Secretary James announced the Air Force’s latest policy covering dress and appearance standards, which is set to be released in the next, few weeks, will allow for a larger demographic of eligible candidates.
“We will be opening up the aperture on tattoos and certain medical conditions that will allow a wider pool of people to come into our Air Force in the future, but of course always, always, always taking into account and keeping extremely high, our standards in the Air Force,” James said.
Broadening the candidate pool is about taking a realistic look at what we’re asking our airman to do.
“If you think about warfare in the future and if you think about … this third offset strategy, which is this interface between man and machine. How much brawn does the military really need and how much intellect?” said Deputy Chief of Staff for Manpower, Personnel and Services Lt. Gen. Gina Grosso in October 2016. “Do I care what a cyber warrior weighs? Do I care that they run a mile and a half in 12 minutes, it gets to this idea: rather than think of the standard for the whole force do we think of individual standards? … [Tattoos] are in vogue so do I really care that somebody has a flower on their arm or on their back? These sleeve tattoos are very popular.”
The Air Force is also trying to sweeten the pot with higher pilot retention bonuses while addressing quality of life concerns.
“We are putting the finishing touches on an initiation plan through our strategic basing process to expand the basing structure and that will help with some of the quality of life concerns that our [drone pilot] force reports to us. We do plan to announce the preferred location for a new [drone pilot] base within the next couple of weeks,” James said.
CYBER THREATS, RESPONSE
Cyber security is a topic that’s been ‘above the fold’ since the election. However, it’s not a new threat. America has been … and continues to be … under attack from state and non-state actors since the Internet’s earliest beginnings.

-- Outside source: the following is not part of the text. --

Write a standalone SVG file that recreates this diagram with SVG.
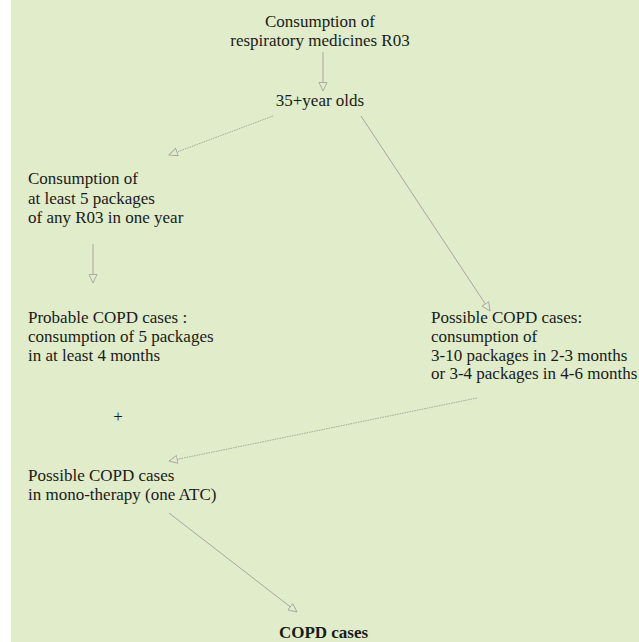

Last week’s DIA testimony pointed out the deficiencies America faces regarding the cyber threat. Intelligence officials said the threats are real and admitted our counterintelligence efforts are less than effective.
Where does the Air Force fit in to this intricate game of cat and mouse?
To prevent a cyber 9/11, the Air Force is working toward a streamlined approach and less bureaucracy in responding to emerging cyber threats. Leaders say the decision cycle for response needs to be shortened and there needs to be broader understanding of Information Assurance (IA).
In addition, the new budget reality means that the Department of Defense needs to find more effective, yet less costly ways of securing its networks. Commercializing U.S. government flight and ground operations could be ways to save money while upgrading to the latest technologies available in this arena with equivalent … and in some cases better … security.
We can no longer assume that cyber security is a terrestrial matter alone. Nor can leaders be complacent in thinking that space will remain a peaceful theater. By recognizing how these issues are interconnected and by leveraging commercial innovation, we can improve U.S. national security and global prosperity.
The new year is about bringing change. We’ve weathered the storm long enough and must believe our future holds for us an environment where airman quality of life is top priority. Quality of life comes in many forms. It comes in relieving us of redundant extra duties. It comes from giving us the tools we need to do our jobs effectively and it comes from leaders accurately recognizing the reality of our environment. Honest assessments of our hardware and an aggressive approach to fixing our manpower shortage must be addressed and remedied in the early days and months of the new administration. It’s time to shift focus from aesthetics and start posturing our service back toward a culture of excellence.